**Materials provided**

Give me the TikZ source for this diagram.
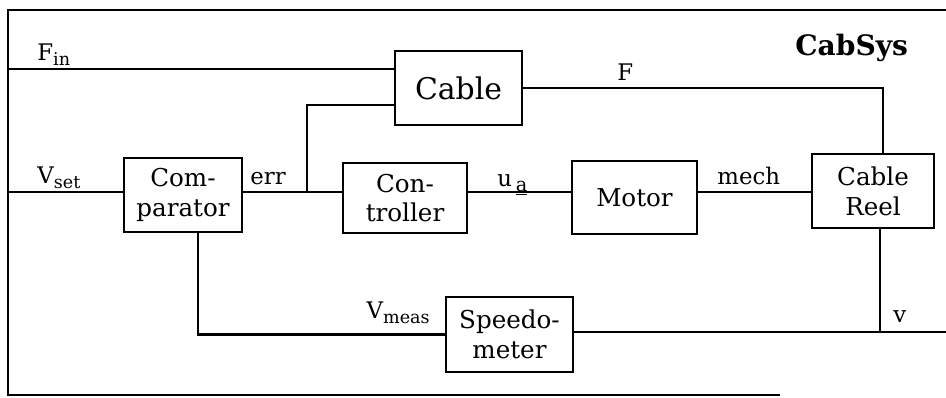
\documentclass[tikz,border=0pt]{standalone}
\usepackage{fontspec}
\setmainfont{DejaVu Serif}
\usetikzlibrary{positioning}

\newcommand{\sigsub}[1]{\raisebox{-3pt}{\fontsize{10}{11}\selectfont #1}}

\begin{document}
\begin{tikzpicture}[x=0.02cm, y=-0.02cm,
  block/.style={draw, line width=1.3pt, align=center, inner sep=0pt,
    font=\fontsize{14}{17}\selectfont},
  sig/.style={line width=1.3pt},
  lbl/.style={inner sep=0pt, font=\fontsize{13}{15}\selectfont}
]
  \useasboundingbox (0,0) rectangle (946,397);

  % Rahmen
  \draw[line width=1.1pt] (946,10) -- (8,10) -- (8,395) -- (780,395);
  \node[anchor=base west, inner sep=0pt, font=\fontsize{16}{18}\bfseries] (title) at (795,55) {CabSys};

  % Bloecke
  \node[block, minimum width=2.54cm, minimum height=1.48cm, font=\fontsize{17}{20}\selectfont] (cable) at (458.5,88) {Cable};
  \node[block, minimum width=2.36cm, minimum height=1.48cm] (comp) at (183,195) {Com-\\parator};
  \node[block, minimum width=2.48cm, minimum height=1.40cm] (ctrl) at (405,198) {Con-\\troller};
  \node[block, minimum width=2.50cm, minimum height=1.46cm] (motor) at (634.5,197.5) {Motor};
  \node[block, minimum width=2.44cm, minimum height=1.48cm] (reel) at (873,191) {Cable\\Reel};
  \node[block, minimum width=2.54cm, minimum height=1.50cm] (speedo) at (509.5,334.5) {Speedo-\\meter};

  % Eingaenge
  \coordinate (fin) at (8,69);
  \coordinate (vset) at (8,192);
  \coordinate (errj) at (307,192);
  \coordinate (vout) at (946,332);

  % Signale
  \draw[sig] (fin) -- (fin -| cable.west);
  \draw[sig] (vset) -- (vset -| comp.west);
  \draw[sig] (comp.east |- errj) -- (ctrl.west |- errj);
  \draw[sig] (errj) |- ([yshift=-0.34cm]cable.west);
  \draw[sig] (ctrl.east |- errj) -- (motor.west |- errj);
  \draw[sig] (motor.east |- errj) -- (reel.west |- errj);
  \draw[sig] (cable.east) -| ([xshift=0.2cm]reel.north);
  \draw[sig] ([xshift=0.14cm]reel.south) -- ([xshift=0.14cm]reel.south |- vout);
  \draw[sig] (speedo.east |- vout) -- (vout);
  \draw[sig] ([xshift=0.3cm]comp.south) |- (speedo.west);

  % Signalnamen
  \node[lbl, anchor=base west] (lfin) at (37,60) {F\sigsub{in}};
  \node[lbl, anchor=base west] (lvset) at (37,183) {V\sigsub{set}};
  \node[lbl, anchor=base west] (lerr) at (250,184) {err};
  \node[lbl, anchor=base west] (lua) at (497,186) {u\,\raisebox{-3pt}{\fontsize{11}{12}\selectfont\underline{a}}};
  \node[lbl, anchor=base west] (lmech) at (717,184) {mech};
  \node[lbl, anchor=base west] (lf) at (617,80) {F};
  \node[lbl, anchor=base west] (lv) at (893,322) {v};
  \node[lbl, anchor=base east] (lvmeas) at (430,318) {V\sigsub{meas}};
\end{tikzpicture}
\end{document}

...

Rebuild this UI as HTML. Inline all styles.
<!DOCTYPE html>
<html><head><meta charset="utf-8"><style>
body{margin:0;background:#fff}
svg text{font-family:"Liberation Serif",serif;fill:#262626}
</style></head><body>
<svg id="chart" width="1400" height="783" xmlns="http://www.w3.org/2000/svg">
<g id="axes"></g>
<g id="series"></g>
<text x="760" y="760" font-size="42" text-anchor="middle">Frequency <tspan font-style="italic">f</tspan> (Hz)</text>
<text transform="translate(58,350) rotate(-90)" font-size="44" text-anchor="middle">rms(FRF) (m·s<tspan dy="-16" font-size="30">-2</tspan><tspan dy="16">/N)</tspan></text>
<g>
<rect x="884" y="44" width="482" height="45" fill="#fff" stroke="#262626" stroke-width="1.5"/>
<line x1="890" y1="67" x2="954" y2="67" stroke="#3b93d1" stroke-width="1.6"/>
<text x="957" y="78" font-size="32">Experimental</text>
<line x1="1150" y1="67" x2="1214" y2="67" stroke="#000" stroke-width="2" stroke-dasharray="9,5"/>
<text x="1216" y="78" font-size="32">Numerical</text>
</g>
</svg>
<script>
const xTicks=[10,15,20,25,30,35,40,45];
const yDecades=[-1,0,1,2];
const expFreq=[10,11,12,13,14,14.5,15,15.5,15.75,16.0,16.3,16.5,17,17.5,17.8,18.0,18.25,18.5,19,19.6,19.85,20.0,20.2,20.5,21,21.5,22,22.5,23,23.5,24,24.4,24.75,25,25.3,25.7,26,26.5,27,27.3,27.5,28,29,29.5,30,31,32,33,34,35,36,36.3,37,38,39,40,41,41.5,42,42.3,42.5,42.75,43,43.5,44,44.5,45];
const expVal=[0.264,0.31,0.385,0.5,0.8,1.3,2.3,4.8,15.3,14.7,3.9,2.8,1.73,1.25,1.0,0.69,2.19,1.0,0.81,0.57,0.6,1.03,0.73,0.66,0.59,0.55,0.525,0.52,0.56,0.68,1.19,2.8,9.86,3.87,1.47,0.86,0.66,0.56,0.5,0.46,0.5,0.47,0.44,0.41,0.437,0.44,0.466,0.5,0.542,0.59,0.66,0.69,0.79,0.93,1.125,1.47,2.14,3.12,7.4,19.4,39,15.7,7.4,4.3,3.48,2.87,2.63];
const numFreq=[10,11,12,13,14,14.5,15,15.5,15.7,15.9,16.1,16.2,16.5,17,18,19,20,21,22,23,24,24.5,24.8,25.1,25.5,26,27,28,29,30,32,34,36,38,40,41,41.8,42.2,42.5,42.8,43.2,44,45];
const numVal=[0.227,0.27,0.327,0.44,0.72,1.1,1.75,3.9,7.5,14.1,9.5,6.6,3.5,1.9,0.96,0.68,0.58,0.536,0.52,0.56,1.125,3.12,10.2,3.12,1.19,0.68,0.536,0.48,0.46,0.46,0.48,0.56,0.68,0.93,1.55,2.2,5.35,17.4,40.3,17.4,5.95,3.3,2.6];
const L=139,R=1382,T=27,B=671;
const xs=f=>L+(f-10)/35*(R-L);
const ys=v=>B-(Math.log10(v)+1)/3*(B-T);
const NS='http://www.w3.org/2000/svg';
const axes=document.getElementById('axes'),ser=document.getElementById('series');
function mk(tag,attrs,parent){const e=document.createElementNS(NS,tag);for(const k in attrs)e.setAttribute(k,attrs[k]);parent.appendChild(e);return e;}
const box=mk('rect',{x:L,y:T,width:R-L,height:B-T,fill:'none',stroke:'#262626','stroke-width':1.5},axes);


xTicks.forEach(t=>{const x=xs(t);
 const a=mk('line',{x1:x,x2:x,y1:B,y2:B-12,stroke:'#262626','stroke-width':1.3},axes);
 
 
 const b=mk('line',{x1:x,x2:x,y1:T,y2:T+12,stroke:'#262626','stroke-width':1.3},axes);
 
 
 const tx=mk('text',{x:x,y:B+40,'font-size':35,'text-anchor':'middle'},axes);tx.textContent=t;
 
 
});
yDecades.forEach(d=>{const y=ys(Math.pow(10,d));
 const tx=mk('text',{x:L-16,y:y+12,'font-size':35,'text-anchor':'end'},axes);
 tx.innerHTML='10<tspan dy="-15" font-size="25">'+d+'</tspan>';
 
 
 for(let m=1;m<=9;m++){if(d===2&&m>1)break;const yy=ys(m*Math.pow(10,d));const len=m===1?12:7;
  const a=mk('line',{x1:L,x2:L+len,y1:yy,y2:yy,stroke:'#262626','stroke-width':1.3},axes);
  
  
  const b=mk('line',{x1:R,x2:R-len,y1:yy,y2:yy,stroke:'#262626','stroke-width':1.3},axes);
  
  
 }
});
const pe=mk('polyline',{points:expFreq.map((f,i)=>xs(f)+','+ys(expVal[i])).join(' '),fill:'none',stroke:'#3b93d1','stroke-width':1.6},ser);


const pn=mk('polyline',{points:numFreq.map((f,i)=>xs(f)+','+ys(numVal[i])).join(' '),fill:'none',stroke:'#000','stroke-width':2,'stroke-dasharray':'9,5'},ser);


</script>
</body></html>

**Task brief**
From the listing above, pick out every line containing "this".

**Expected answer**
Give me the TikZ source for this diagram.
Rebuild this UI as HTML. Inline all styles.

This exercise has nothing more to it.